The problems surrounding Stadium Australia demonstrate the possible pitfalls of constructing a major venue for a showpiece event without first putting in place a strategy for its long term future. This huge 110,000 seater arena cost $600 Australian Dollars to build and was the centrepiece of the 2000 Sydney Olympic Games. Yet, despite the tremendous success of the event itself, the stadium reached the point of financial collapse just a year later and was placed into receivership. The problem was that the stadium simply did not hold enough regular events to make it a financially viable operation.
By handing the City of Manchester Stadium over to Manchester City FC the Council ensured that it would not suffer the same fate. The stadium was now guaranteed to stage at least one football match every two weeks throughout the season and, given City’s large following, was almost certain to be full or nearly full to capacity for every one of those games.

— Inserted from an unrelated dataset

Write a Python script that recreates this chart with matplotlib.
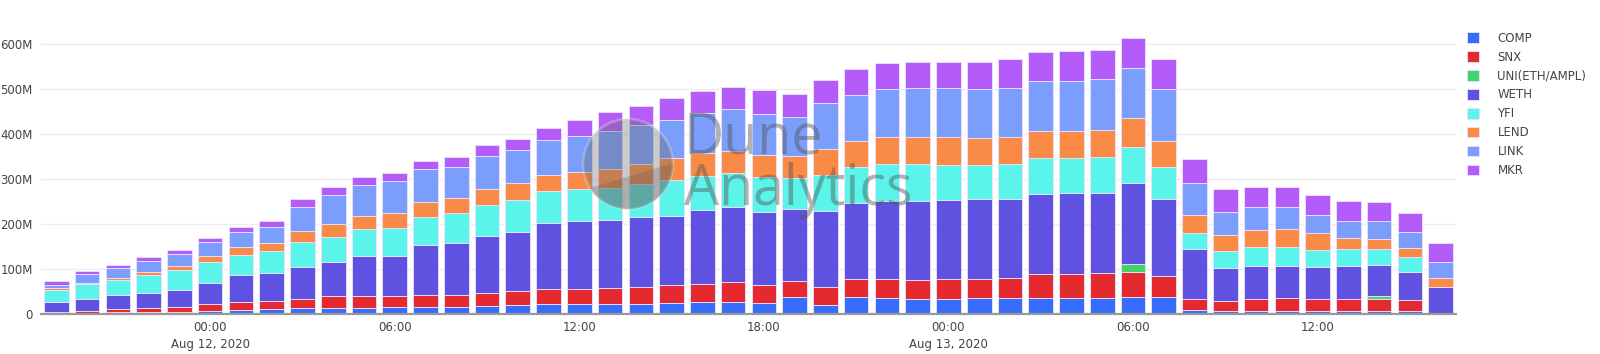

Under the agreement between the Council and Manchester City FC, 50% of the value of every seat over 32,000 and 60% of the value of every seat above 40,000 sold at MCFC matches will be reinvested into sporting facilities and projects in the East Manchester Area. The local community will be given access to the stadium facilities for 100 days each year and Sport England are looking into the possibility of using the venue to hold events such as school football tournaments and adult coaching sessions.
Manchester City and the Council had also been exploring the idea of developing Eastlands as a music venue. In January 2004, in a major coup for the city, they revealed that the first ever rock concert at the stadium would take place on June 18th that summer, with US superstars, the Red Hot Chilli Peppers headlining the show.
The news means that the City of Manchester stadium can now lay claim to be England’s largest open-air concert venue - at 60,000 its capacity is 10,000 greater than the previous holders of that title-Twickenham and the Old Trafford cricket ground. With this proud boast and superb modern facilities in its favour, Manchester concert promoters SJM are hopeful that they can attract many more big name stars to appear at the stadium in future.
In May 2004 the stadium received another boost when the Rugby League confirmed they had chosen the venue to host an international fixture as part of the new Tri-Nations competition taking place in the Autumn.
The criticism over the loss of the athletics track was partly addressed by the announcement in August 2003, that the nearby Sports City warm up track ( which was used by athletes at the Games ) would be transformed into a £3.5 million 6000 seat athletics arena.
The Regional Athletics Arena opened in January 2004 and has already played host the British Olympic Trials in July 2004. It will also stage several other national and international meetings over the course of the next two years.
Incidentally, the track from the City of Manchester stadium did not go to waste. It was divided into sections and used again at athletics venues in Birmingham, Nottingham, Wakefield and North East England.
Manchester City’s first fixture at their new stadium took place on August 10th 2003. This specially arranged friendly against Spanish giants Barcelona was an emotional affair as the City faithful were still reeling from the death of player Marc Vivien Foe just weeks earlier. The fans went home in high spirits however, as City won the game 2-1 with goals from Nicholas Anelka and new signing Trevor Sinclair.
Whether this will mark the start of a glorious new era for Manchester City FC remains to be seen, but one thing seems certain, whatever the prospects of the football club, the future of the City of Manchester Stadium looks assured.